To do:
Write out, exactly as given, every line from the one holding "Rebuild this chart" to the one holding "33, 43, 45]", including both.

Supplied data:
--- Begin ---

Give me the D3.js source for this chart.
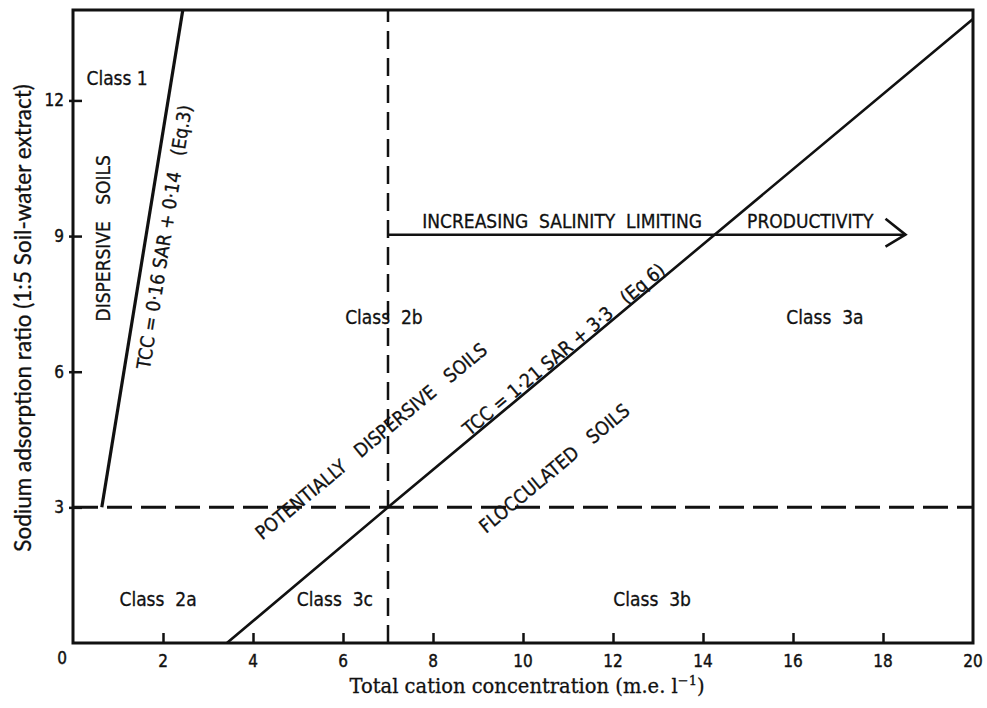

--- End ---
--- Begin ---

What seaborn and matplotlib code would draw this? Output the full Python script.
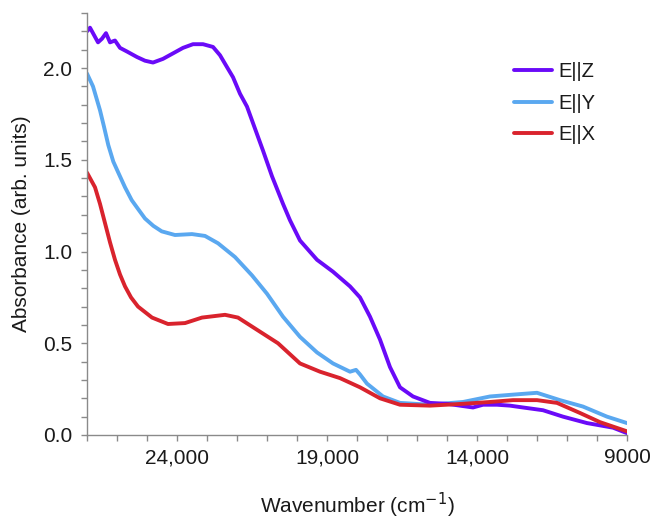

--- End ---
--- Begin ---

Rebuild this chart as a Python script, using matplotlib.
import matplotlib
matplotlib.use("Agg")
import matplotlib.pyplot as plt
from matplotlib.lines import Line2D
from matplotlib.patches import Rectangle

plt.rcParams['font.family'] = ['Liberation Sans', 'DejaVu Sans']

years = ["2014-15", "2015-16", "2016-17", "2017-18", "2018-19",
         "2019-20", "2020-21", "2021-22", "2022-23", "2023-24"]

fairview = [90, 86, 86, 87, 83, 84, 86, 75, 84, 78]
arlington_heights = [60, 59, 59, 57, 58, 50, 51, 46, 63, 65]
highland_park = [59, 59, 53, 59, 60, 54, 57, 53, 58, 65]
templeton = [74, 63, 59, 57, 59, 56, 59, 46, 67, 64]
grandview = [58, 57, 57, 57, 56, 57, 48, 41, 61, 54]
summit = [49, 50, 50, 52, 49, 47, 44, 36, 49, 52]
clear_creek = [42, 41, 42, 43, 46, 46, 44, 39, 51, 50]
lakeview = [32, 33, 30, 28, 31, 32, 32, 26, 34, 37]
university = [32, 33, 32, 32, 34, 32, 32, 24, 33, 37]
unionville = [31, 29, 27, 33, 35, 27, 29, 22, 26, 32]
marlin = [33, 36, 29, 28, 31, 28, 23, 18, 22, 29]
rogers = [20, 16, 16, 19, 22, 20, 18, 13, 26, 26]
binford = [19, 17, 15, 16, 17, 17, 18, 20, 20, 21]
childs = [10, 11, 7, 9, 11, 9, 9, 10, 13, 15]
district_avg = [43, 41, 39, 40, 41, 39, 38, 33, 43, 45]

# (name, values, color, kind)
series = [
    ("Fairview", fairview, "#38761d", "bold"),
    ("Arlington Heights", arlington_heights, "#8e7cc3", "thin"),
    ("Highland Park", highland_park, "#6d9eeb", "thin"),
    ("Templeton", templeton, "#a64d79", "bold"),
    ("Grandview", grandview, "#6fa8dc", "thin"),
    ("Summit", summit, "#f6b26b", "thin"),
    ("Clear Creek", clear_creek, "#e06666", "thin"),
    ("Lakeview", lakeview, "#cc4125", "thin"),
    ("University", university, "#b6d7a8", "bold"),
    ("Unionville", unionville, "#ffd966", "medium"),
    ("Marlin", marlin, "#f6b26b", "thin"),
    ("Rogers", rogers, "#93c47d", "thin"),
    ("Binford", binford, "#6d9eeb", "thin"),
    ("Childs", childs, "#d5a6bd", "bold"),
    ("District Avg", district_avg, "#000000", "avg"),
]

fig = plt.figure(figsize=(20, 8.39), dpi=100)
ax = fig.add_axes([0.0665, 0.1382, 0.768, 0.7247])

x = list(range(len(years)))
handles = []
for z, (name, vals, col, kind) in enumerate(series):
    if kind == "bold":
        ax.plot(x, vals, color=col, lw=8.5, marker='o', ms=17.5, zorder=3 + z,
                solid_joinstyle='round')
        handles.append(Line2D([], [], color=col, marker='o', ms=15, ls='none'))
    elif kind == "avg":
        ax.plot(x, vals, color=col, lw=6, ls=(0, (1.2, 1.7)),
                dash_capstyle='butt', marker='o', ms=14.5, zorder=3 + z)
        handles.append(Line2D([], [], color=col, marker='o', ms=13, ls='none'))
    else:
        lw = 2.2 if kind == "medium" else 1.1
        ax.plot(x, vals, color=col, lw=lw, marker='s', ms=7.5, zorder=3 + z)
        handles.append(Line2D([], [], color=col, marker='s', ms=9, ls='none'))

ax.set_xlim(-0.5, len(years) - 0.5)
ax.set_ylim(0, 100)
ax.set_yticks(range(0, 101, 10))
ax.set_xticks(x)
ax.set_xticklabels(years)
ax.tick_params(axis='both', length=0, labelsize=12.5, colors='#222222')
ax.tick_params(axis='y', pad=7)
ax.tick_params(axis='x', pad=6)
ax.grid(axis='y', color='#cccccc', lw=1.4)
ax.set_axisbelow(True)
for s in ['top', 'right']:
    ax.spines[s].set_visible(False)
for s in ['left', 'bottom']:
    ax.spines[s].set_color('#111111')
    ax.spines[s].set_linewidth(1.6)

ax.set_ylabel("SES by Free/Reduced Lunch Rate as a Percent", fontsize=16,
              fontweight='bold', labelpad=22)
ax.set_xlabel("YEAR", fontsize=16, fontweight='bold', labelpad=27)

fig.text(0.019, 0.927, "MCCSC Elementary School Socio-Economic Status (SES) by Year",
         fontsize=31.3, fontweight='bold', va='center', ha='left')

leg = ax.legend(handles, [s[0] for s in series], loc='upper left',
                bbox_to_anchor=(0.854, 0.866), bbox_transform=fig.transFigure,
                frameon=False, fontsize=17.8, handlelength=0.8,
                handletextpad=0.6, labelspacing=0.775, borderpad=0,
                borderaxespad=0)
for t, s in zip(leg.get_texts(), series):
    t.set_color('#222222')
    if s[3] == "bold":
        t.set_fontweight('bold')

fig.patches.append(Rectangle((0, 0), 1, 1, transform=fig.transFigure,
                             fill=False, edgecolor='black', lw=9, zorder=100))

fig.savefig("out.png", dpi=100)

--- End ---

Completed exercise:
Rebuild this chart as a Python script, using matplotlib.
import matplotlib
matplotlib.use("Agg")
import matplotlib.pyplot as plt
from matplotlib.lines import Line2D
from matplotlib.patches import Rectangle

plt.rcParams['font.family'] = ['Liberation Sans', 'DejaVu Sans']

years = ["2014-15", "2015-16", "2016-17", "2017-18", "2018-19",
         "2019-20", "2020-21", "2021-22", "2022-23", "2023-24"]

fairview = [90, 86, 86, 87, 83, 84, 86, 75, 84, 78]
arlington_heights = [60, 59, 59, 57, 58, 50, 51, 46, 63, 65]
highland_park = [59, 59, 53, 59, 60, 54, 57, 53, 58, 65]
templeton = [74, 63, 59, 57, 59, 56, 59, 46, 67, 64]
grandview = [58, 57, 57, 57, 56, 57, 48, 41, 61, 54]
summit = [49, 50, 50, 52, 49, 47, 44, 36, 49, 52]
clear_creek = [42, 41, 42, 43, 46, 46, 44, 39, 51, 50]
lakeview = [32, 33, 30, 28, 31, 32, 32, 26, 34, 37]
university = [32, 33, 32, 32, 34, 32, 32, 24, 33, 37]
unionville = [31, 29, 27, 33, 35, 27, 29, 22, 26, 32]
marlin = [33, 36, 29, 28, 31, 28, 23, 18, 22, 29]
rogers = [20, 16, 16, 19, 22, 20, 18, 13, 26, 26]
binford = [19, 17, 15, 16, 17, 17, 18, 20, 20, 21]
childs = [10, 11, 7, 9, 11, 9, 9, 10, 13, 15]
district_avg = [43, 41, 39, 40, 41, 39, 38, 33, 43, 45]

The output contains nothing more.